Minął kolejny andrzejkowy wieczór. Niektórzy bawili się do białego rana. Niektórzy lali strumieniami alkohol, inni pozostali przy tradycji lania wosku. Chcieli dowiedzieć się, co czeka ich nazajutrz za progiem, jakie zdrady, romanse, wygrane w totolotka i zamążpójścia staną się ich doświadczeniem w nadchodzącym nowym roku. Jednak chciałabym ostrzec czytelników przed czarowaniem, wróżbami i innymi pozostałościami…

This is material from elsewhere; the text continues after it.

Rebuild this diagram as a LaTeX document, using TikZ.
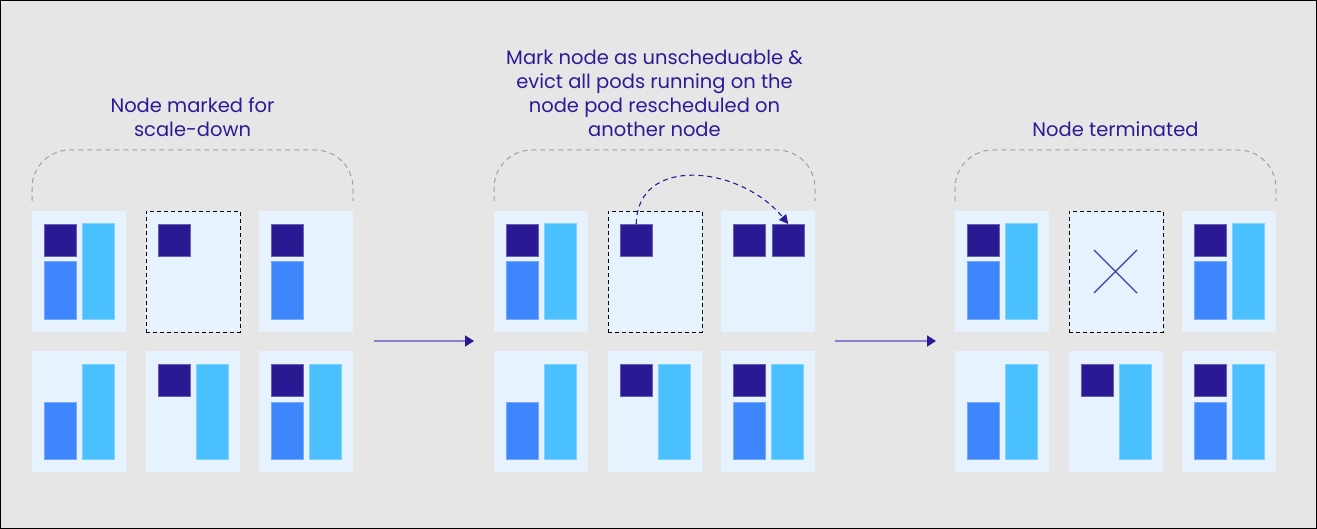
\documentclass[tikz,border=0pt]{standalone}
\usepackage{fontspec}
\setmainfont{Poppins}
\usetikzlibrary{arrows.meta}
\definecolor{bgc}{HTML}{E6E6E6}
\definecolor{cellc}{HTML}{E6F2FD}
\definecolor{darkc}{HTML}{291A93}
\definecolor{midc}{HTML}{3D86FB}
\definecolor{lightc}{HTML}{4AC0FE}
\definecolor{txtc}{HTML}{2B1B94}
\definecolor{arrc}{HTML}{8682C8}
\definecolor{brc}{HTML}{A0A0A0}
\definecolor{crossc}{HTML}{3F3AA8}
\tikzset{
  cellbox/.style={fill=cellc, draw=none, minimum width=94pt, minimum height=121pt, inner sep=0pt, outer sep=0pt},
  deadbox/.style={cellbox, draw=black, line width=0.9pt, dash pattern=on 4pt off 3pt},
  podd/.style={fill=darkc, draw=darkc!70!white, line width=0.5pt, minimum width=32pt, minimum height=32pt, inner sep=0pt, anchor=north west},
  podm/.style={fill=midc, draw=midc!70!white, line width=0.5pt, minimum width=32pt, minimum height=57pt, inner sep=0pt, anchor=south west},
  podl/.style={fill=lightc, draw=lightc!70!white, line width=0.5pt, minimum width=32pt, minimum height=95pt, inner sep=0pt, anchor=south west},
  bracketline/.style={draw=brc, line width=1pt, dash pattern=on 5pt off 4pt, rounded corners=38pt},
  title/.style={text=txtc, font=\fontsize{19.5}{24.3}\selectfont, align=center, anchor=base},
  steparrow/.style={draw=arrc, line width=1.8pt, -{Triangle[length=9pt, width=11pt, color=darkc]}},
  movearrow/.style={draw=darkc, line width=1.1pt, dash pattern=on 5pt off 4pt, -{Triangle[length=9pt, width=9pt]}},
  crossline/.style={draw=crossc, line width=1.1pt}
}
\newcommand{\cellat}[3]{\node[cellbox] (#3) at (#1+47,#2+60.5) {};}
\newcommand{\deadat}[3]{\node[deadbox] (#3) at (#1+47,#2+60.5) {};}
\newcommand{\poddk}[3]{\node[podd] (#3) at (#1+12,#2+13) {};}
\newcommand{\podmd}[3]{\node[podm] (#3) at (#1+12,#2+108) {};}
\newcommand{\podlt}[3]{\node[podl] (#3) at (#1+50,#2+108) {};}
\newcommand{\fullcell}[3]{\cellat{#1}{#2}{#3}\poddk{#1}{#2}{#3d}\podmd{#1}{#2}{#3m}\podlt{#1}{#2}{#3l}}
\newcommand{\midlight}[3]{\cellat{#1}{#2}{#3}\podmd{#1}{#2}{#3m}\podlt{#1}{#2}{#3l}}
\newcommand{\darklight}[3]{\cellat{#1}{#2}{#3}\poddk{#1}{#2}{#3d}\podlt{#1}{#2}{#3l}}
\begin{document}
\begin{tikzpicture}[x=1pt, y=-1pt]
\fill[bgc] (0,0) rectangle (1317,529);
\draw[black, line width=1.2pt] (0.6,0.6) rectangle (1316.4,528.4);
\useasboundingbox (0,0) rectangle (1317,529);

% ---------- group 1 ----------
\node[title] (t1) at (192.5,137) {Node marked for\\scale-down};
\draw[bracketline] (32,201) -- (32,150) -- (353,150) -- (353,201);
\fullcell{32}{211}{a1}
\deadat{146}{211}{a2}\poddk{146}{211}{a2d}
\cellat{259}{211}{a3}\poddk{259}{211}{a3d}\podmd{259}{211}{a3m}
\midlight{32}{351}{a4}
\darklight{146}{351}{a5}
\fullcell{259}{351}{a6}

% ---------- group 2 ----------
\node[title] (t2) at (654.5,137) {Mark node as unscheduable \&\\evict all pods running on the\\node pod rescheduled on\\another node};
\draw[bracketline] (494,201) -- (494,150) -- (815,150) -- (815,201);
\fullcell{494}{211}{b1}
\deadat{608}{211}{b2}\poddk{608}{211}{b2d}
\cellat{721}{211}{b3}\poddk{721}{211}{b3d}\node[podd] (b3e) at (772,224) {};
\midlight{494}{351}{b4}
\darklight{608}{351}{b5}
\fullcell{721}{351}{b6}
\draw[movearrow] (b2d.north) .. controls (637,155) and (740,165) .. (b3e.north);

% ---------- group 3 ----------
\node[title] (t3) at (1115.5,137) {Node terminated};
\draw[bracketline] (955,201) -- (955,150) -- (1276,150) -- (1276,201);
\fullcell{955}{211}{c1}
\deadat{1069}{211}{c2}
\coordinate (x1) at (1094,250);
\coordinate (x2) at (1137,293);
\coordinate (x3) at (1137,250);
\coordinate (x4) at (1094,293);
\draw[crossline] (x1) -- (x2);
\draw[crossline] (x3) -- (x4);
\fullcell{1182}{211}{c3}
\midlight{955}{351}{c4}
\darklight{1069}{351}{c5}
\fullcell{1182}{351}{c6}

% ---------- step arrows ----------
\coordinate (s1a) at (374,341);
\coordinate (s1b) at (474,341);
\coordinate (s2a) at (835,341);
\coordinate (s2b) at (936,341);
\draw[steparrow] (s1a) -- (s1b);
\draw[steparrow] (s2a) -- (s2b);
\end{tikzpicture}
\end{document}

Kilka lat temu zdarzyło mi się bawić kartami do tarota. Kiedy przewidziałam kilka rozwodów, utratę pracy i nagłą opryszczkę, bliźni niewątpliwie kojarzyli mnie z tymi przykrymi wydarzeniami i niejako obwiniali o nieszczęścia, które ich dosięgły. Część rodziny omijała mnie szerokim łukiem, zaś nieszczęśliwe niewiasty nagabywały mnie o postawienie tarota w każdy dzień swoich udręk duchowych. Po rozmowie z pewnym światłym księdzem postanowiłam spalić magiczne karty w kominku. Twierdził, on że tarot jest jak otwarte okno między światem żywych a ciemnością. Nigdy nie wiadomo, co za demon zapragnie do niego zajrzeć i czy będzie miał ochotę wrócić do swoich. Bywa, że wiedza kładzie się ogromnym ciężarem na piersi. Śmiem twierdzić, że dlatego czasem warto być blondynką.
Przykłady stosowania wróżb w życiu spotykamy codziennie. Weźmy na przykład odśnieżanie miasta. Podczas zimowej aury pracownicy urzędów zmuszeni są do kontroli stanu dróg. Wychodzą przed dom lub ratusz co 3 godziny i sprawdzają cumulusy. Potem siadają za biurkiem i sprawdzają prognozy pogody. Zaopatrzeni w wiedzę i przeczucia, dzwonią jeszcze do straży miejskiej, by poplotkować o legionowskich drogach. Ci bowiem mają wgląd w monitoring miejski i oprócz łapania bandziorów, podglądania zakochanych mogą stwierdzić czy ulice są czarne czy białe. Potem wystarczy zaparzyć herbatę i ze służbowych fusów wywróżyć, czy należy puścić na drogę 2 lub 3 pługi i piaskarkę.
Każda wróżba może nieść określone konsekwencje. Kiedy w andrzejkowy wieczór lałam wosk przez dziurkę od klucza, ku swojemu przerażeniu stwierdziłam nadchodzące zmiany na stołkach i fotelach w naszym powiecie. Na tronie króla Maciusia, jak żartobliwie nazywają swojego wójta Mazura mieszkańcy gminy Nieporęt, siedział słowik cesarza powiatu czyli niejaki Wróbel. W Wieliszewie pożegnano się z wiernym i płochliwym młodym księciem Kownackim, a posadzono na stołku Trojanowskiego. W Legionowie w niełaski popadł prezydent Chrzanowski, a kształt prezesa PWK zamigotał na powierzchni wody na tle ratusza. Na tle herbu Serocka pojawia się Grażyna wojownicza księżniczka, a w Jabłonnie na miejsce pani wójt szykowany był podczaszy obecnie panujący w KZB, niejaki Kwiatkowski. Jedynie cesarz świecił niezmiennie nad całym powiatem i cieszył swoim majestatem wiernych poddanych. Wróżby mają to do siebie, że można przy nich pożartować albo poważnie potraktować woskowe kształty. Na temat poważniejszych czarów będą rozmawiać parlamentarzyści PO w ramach akcji „Plan dla Polski”. 3, 10 i 17 grudnia przewidziane są spotkania z posłami i senatorami, którzy będą wróżyć jeszcze większy dobrobyt w naszym powiecie. Jednak o tym, co wywróżą dokładnie, musicie się sami przekonać i zajrzeć w ich szklane kule.